Transcribe only the part of the material below that begins at the line containing "Generate a Python" and ends at the line containing "import numpy as np", with both kept and images left out.
-- BEGIN INFORMATION GIVEN --
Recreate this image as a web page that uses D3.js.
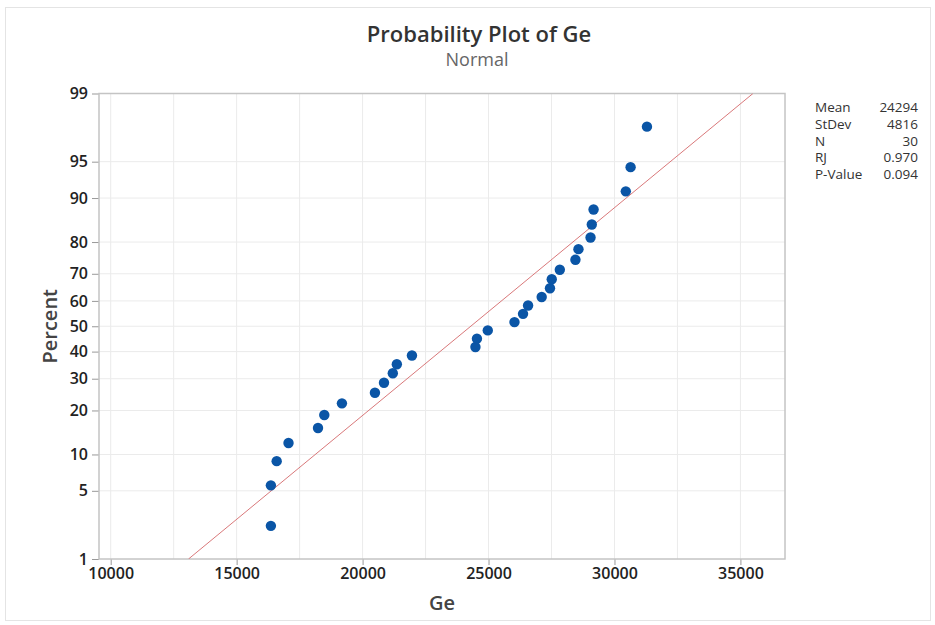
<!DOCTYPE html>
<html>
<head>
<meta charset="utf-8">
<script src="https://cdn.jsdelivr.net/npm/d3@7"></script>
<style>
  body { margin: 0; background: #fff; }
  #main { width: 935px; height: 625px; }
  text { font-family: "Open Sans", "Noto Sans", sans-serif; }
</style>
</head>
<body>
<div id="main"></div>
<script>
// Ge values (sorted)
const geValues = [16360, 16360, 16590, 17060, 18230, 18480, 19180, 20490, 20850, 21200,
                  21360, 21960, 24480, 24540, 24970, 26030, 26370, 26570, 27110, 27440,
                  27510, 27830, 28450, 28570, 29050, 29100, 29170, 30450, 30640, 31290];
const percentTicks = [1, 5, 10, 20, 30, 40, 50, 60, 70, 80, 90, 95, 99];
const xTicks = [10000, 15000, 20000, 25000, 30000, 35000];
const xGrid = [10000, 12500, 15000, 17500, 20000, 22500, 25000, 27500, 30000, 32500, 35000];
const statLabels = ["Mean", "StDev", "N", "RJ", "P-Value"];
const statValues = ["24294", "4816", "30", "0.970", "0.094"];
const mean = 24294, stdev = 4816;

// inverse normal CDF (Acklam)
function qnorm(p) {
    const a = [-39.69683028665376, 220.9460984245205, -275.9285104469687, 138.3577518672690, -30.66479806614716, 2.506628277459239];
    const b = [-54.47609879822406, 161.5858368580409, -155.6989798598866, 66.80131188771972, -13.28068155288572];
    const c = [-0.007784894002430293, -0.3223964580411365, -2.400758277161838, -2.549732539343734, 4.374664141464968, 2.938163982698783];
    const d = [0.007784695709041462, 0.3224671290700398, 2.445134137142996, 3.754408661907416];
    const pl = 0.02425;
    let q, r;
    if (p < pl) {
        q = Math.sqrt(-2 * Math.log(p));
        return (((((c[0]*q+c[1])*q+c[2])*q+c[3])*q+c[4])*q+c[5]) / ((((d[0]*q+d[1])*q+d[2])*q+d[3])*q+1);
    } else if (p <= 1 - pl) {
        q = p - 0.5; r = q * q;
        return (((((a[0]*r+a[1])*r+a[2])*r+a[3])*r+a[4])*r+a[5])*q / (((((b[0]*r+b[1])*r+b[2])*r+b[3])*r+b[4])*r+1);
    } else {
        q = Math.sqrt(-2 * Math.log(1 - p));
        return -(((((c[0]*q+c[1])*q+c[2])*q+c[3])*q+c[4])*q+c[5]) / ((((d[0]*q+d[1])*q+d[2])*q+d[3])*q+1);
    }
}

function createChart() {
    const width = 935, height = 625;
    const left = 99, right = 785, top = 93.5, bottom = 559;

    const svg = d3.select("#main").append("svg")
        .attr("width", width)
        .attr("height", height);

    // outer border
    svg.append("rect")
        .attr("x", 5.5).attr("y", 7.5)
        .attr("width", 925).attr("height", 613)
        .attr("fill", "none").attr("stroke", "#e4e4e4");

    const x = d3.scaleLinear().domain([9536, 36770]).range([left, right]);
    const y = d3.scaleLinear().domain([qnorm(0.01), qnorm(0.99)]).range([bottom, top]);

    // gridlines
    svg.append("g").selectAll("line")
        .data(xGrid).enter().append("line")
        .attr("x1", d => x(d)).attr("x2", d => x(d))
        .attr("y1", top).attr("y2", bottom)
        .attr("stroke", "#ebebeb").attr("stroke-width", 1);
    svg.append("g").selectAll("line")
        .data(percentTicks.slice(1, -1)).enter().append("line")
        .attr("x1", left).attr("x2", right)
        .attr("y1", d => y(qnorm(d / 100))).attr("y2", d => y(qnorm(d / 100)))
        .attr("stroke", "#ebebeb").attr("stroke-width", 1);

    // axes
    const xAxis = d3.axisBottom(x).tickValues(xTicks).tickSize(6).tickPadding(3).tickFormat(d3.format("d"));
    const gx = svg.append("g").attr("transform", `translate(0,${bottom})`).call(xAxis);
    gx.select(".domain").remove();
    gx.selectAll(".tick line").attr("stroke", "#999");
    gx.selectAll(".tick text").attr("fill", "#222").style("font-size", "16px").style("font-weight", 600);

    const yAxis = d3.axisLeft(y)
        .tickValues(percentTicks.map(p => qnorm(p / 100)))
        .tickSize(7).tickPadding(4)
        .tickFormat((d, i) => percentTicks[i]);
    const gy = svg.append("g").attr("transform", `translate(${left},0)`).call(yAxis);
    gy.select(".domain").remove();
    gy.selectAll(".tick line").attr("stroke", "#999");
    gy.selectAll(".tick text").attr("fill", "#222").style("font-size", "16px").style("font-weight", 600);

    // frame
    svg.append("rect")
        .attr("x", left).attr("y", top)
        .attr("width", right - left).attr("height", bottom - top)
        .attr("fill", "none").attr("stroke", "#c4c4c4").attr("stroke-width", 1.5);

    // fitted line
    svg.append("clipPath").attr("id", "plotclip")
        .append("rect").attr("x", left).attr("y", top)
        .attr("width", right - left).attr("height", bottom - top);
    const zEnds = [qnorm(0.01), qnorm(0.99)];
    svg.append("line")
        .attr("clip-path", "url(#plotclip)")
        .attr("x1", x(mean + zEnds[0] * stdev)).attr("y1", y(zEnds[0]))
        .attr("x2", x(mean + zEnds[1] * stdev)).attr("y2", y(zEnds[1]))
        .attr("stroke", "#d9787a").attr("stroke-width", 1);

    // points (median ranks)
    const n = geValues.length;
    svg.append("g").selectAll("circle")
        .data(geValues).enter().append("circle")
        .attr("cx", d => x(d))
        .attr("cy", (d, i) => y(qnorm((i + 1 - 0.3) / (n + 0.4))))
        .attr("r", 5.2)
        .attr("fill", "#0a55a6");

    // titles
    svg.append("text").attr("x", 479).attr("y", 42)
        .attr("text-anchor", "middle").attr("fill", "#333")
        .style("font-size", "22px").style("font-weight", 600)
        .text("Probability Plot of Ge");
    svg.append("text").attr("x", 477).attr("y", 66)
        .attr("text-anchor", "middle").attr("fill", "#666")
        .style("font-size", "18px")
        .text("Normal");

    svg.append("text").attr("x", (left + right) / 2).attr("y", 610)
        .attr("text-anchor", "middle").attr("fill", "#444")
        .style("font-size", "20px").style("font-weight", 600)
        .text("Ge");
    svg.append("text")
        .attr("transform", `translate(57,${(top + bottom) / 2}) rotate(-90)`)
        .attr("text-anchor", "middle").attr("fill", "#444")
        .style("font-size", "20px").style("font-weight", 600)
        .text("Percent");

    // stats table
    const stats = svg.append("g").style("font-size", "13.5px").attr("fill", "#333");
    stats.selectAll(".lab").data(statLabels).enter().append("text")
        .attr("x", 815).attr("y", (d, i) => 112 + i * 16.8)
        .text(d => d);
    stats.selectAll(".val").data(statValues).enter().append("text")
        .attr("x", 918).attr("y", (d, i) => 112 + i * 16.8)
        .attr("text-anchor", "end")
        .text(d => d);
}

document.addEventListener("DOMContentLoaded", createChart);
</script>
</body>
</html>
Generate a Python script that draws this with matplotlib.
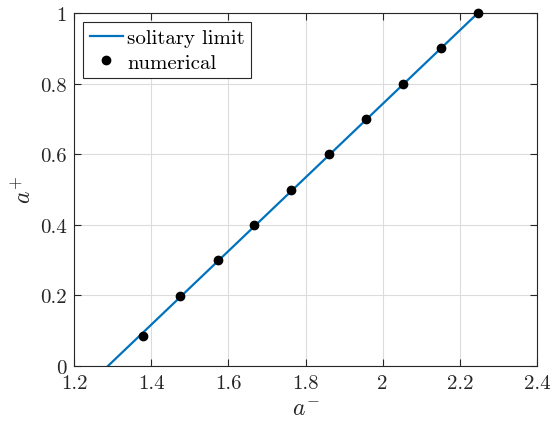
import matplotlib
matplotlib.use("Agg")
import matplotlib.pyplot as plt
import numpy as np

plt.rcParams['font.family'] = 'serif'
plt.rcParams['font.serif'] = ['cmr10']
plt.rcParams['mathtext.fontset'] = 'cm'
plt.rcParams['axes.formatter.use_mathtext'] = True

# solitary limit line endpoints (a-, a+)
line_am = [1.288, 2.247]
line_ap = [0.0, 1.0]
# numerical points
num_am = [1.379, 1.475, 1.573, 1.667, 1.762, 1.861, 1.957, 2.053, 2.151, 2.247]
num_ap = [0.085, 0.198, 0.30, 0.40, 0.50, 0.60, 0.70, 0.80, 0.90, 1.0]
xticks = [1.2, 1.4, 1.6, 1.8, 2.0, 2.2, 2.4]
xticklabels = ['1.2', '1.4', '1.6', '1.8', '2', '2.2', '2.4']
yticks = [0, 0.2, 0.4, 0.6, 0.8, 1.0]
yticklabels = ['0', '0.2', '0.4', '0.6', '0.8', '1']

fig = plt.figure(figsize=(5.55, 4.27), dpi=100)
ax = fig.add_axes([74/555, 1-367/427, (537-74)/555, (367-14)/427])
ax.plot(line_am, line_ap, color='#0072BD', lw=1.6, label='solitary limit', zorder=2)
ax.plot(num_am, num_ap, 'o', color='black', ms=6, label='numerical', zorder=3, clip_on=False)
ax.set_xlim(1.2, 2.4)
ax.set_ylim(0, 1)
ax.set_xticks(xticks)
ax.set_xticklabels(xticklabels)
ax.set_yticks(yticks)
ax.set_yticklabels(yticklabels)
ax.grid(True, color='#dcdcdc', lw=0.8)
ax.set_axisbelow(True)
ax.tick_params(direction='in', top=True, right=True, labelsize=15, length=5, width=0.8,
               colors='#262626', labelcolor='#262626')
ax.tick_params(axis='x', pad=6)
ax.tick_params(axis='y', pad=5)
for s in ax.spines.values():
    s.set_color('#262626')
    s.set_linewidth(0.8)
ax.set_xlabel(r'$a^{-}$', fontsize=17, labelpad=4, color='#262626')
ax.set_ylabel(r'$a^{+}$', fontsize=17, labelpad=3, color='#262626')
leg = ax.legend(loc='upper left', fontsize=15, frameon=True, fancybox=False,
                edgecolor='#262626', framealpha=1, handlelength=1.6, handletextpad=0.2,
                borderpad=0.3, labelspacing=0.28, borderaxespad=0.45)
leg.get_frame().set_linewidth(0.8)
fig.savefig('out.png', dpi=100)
-- END INFORMATION GIVEN --
◆ **SOLUTION TO THIS TASK**
Generate a Python script that draws this with matplotlib.
import matplotlib
matplotlib.use("Agg")
import matplotlib.pyplot as plt
import numpy as np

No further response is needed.